Osaka University, Japan
Title: Defying the Gravity of Learning Curves: Are More Samples Better for Nearest Neighbor Anomaly Detectors?
Abstract: Machine learning algorithms are conventionally considered to provide higher accuracy when more data are used for their training. We call this behavior of their learning curves "the gravity", and it is believed that no learning algorithms are "gravity-defiant". A few scholars recently suggested that some unsupervised anomaly detector ensembles follow the gravity defiant learning curves. One explained this behavior in terms of the sensitivity of the expected k-nearest neighbor distances to the data density. Another discussed the former's incorrect reasoning, and demonstrated the possibilities of both gravity-compliance and gravity-defiant behaviors by applying the statistical bias-variance analysis. However, the bias-variance analysis for density estimation error is not an appropriate tool for anomaly detection error. In this talk, we argue that the analysis must be based on the anomaly detection error, and clarify the mechanism of the gravity-defiant learning curves of the nearest neighbor anomaly detectors by applying analysis based on computational geometry to the anomaly detection error. This talk is based on collaborative work with Kai Ming Ting, Jonathan R. Wells, and Sunil Aryal from Federation University, Australia.
Bio: Takashi Washio is a full professor in Division of Information and Quantum Sciences at the Institute of Scientific and Industrial Research of Osaka University since 2006. He has been an associate professor in the same institute from 1996 to 2006. Before joining the university, he had been a visiting researcher of nuclear reactor laboratory of Massachusetts Institute of Technology (MIT) from 1988 to 1990 and a researcher in Mitsubishi Research Institute from 1990 to 1996. His current main interest is the study on machine learning principles for high dimensional big data and their applications to real world problems. He has contributed many Japanese national projects on data mining and its applications. He has been chairs and program committee members in many international data mining and machine learning conferences including SIG-KDD, IEEE ICDM, SDM, ICML, NIPS, ECML/PKDD and PAKDD.
Nanjing University, China
Title: Partial Similarity Match with Multi-Instance Multi-Label Learning
Abstract: In traditional supervised learning settings, a data object is usually represented by a single feature vector, called an instance. Such a formulation has achieved great success; however, its utility is limited when handling data objects with complex semantics where one object simultaneously belongs to multiple semantic categories. For example, an image showing a lion besides an elephant can be recognized simultaneously as an image of a lion, an elephant, "wild" or even "Africa"; the text document "Around the World in Eighty Days" can be classified simultaneously into multiple categories such as scientific novel, Jules Verne's writings or even books on traveling, etc. In many real tasks it is crucial to tackle such data objects, particularly when the labels are relevant to partial similarity match of input patterns. In this talk we will introduce the MIML (Multi-Instance Multi-Label learning) framework which has been shown to be useful for these scenarios.

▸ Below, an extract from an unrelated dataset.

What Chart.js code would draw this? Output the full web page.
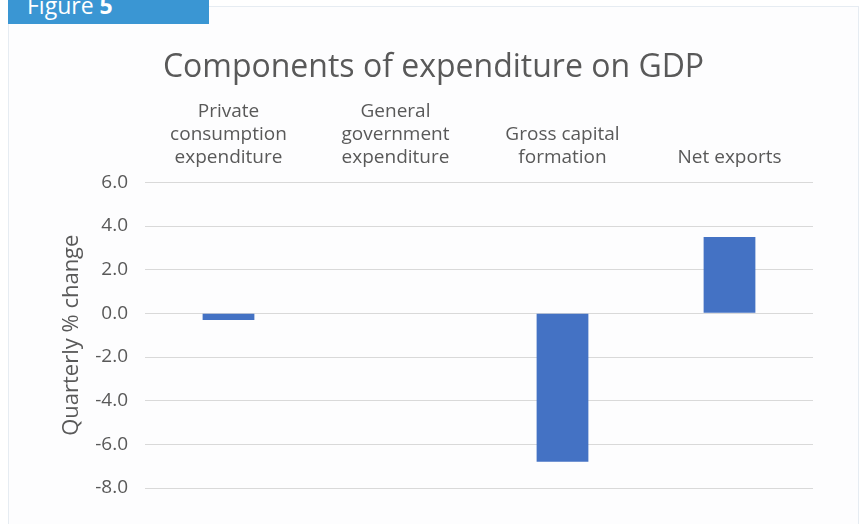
<!DOCTYPE html>
<html>
<head>
<meta charset="utf-8">
<script src="https://cdn.jsdelivr.net/npm/chart.js@4"></script>
<style>
  html, body { margin: 0; padding: 0; background: #fff; }
  body { width: 861px; height: 524px; position: relative; overflow: hidden; font-family: "Open Sans", sans-serif; }
  #panel { position: absolute; left: 8px; top: 6px; width: 849px; height: 530px; border: 1px solid #e6ecf2; background: #fdfdfe; }
  #tab { position: absolute; left: 8px; top: 0; width: 201px; height: 24px; background: #3a96d3; overflow: hidden; }
  #tab span { position: absolute; left: 19px; top: -11px; color: #fff; font-size: 23px; }
  #wrap { position: absolute; left: 0; top: 0; width: 861px; height: 524px; }
</style>
</head>
<body>
<div id="panel"></div>
<div id="tab"><span>Figure <b>5</b></span></div>
<div id="wrap"><canvas id="gdp-chart"></canvas></div>
<script>
// components of expenditure, quarterly % change
const categories = [
  ['Private', 'consumption', 'expenditure'],
  ['General', 'government', 'expenditure'],
  ['Gross capital', 'formation'],
  ['Net exports']
];
const changeValues = [-0.3, 0.0, -6.8, 3.5];
const yTicks = [6, 4, 2, 0, -2, -4, -6, -8];

const textColor = '#595959';
const fontFamily = '"Open Sans", sans-serif';

const ctx = document.getElementById('gdp-chart').getContext('2d');
new Chart(ctx, {
  type: 'bar',
  data: {
    labels: categories,
    datasets: [{
      label: 'Quarterly % change',
      data: changeValues,
      backgroundColor: '#4472c4',
      borderWidth: 0,
      categoryPercentage: 1,
      barPercentage: 0.31
    }]
  },
  options: {
    responsive: true,
    maintainAspectRatio: false,
    animation: false,
    layout: {
      padding: { left: 54, right: 48, top: 0, bottom: 36 }
    },
    scales: {
      x: {
        position: 'top',
        grid: { display: false },
        border: { display: false },
        ticks: {
          color: textColor,
          padding: 5,
          maxRotation: 0,
          autoSkip: false,
          font: { family: fontFamily, size: 19, lineHeight: 1.22 }
        },
        afterFit: function(scale) {
          scale.height = 95;
        }
      },
      y: {
        min: Math.min(...yTicks),
        max: Math.max(...yTicks),
        border: { display: false },
        grid: {
          color: '#d9d9d9',
          lineWidth: 1,
          drawTicks: false
        },
        ticks: {
          stepSize: 2,
          padding: 17,
          color: textColor,
          font: { family: fontFamily, size: 19 },
          callback: function(value) {
            return value.toFixed(1);
          }
        },
        title: {
          display: true,
          text: 'Quarterly % change',
          color: textColor,
          font: { family: fontFamily, size: 22 },
          padding: { top: 5, bottom: 0 }
        },
        afterFit: function(scale) {
          scale.width = 91;
        }
      }
    },
    plugins: {
      legend: { display: false },
      tooltip: { enabled: false },
      title: {
        display: true,
        text: 'Components of expenditure on GDP',
        color: textColor,
        font: { family: fontFamily, size: 32, weight: 'normal' },
        padding: { top: 49, bottom: 0 }
      }
    }
  }
});
</script>
</body>
</html>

Bio: Zhi-Hua Zhou is a Professor and Founding Director of the LAMDA Group at Nanjing University. He authored the book "Ensemble Methods: Foundations and Algorithms", and published more than 100 papers in top-tier journals and conference proceedings. His work have received more than 18,000 citations, with a h-index of 71. He also holds 14 patents and has good experiences in industrial applications. He has received various awards, including the National Natural Science Award of China, the IEEE CIS Outstanding Early Career Award, the Microsoft Professorship Award, etc. He serves as the Executive Editor-in-Chief of Frontiers of Computer Science, Associate Editor-in-Chief of Science China, and Associate Editor of ACM TIST, IEEE TNNLS, etc. He founded ACML (Asian Conference on Machine Learning) and served as General Chair/Co-Chair of ADMA'12, PCM'13, PAKDD'14, ICDM'16, Program Committee Chair/Co-Chair of PRICAI'08, SDM'13, ICDM'15 and IJCAI'15 Machine Learning Track, and Area Chair of NIPS, ICML, AAAI, IJCAI, KDD, ICDM, etc. He also serves as Advisory Committee member for IJCAI 2015-2016, and Steering Committee Member of PAKDD and PRICAI. He is a Fellow of the AAAI, IAPR, IEEE, IET/IEE, CCF, and an ACM Distinguished Scientist.